We invited a childhood hometown friend from Florida and his family to come help set up a homestead and erect a permaculture paradise!

I received my permaculture certification in early 2018. During the year long course I realized a few things. First off, it was extremely difficult to acquire relative topography for my design considerations.

An overwhelming majority of designs from my peers were cast upon topography that didn’t match the landscape. In fact, when comparing drone topography vs. space acquired topography, it was 90° out of alignment. Yes, instead of designing swales on contour, everyone seemed to be designing water slides that were perpendicular to contour!

Secondly, after shopping around various visual platforms that other designers and cartographers were using, I found Adobe illustrator to reign supreme.

So I set out to learn Illustrator and incorporate accurate topography from LiDAR and drone data, as well as other useful data that satellites can provide. I’ve worked for several years with individual designers and teams of designers to service their mapping needs.

I have teamed up with Geoff Lawton as apart of his international design consultancy team. I provide him with GIS analyst support and cartography to use for his permaculture designs and consultations, thus enabling the team to offer solid advice from anywhere in the world.

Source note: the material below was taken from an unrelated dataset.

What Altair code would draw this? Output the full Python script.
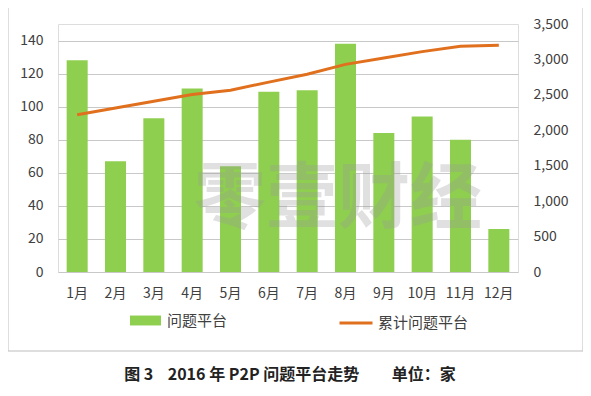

I’ve since expanded my operations, scaled up my office and computing power and trained my best friend Charlie Rosselle in what I do. We enjoy making maps, homesteading with our families, and playing music together. We’d be honored to help bring clarity to you or your team’s focus on transitioning to a brighter future.

The greatest change we need to make is from consumption to production, even if on a small scale, in our own gardens. If only 10% of us do this, there is enough for everyone. Hence the futility of revolutionaries who have no gardens, who depend on the very system they attack, and who produce words and bullets, not food and shelter.”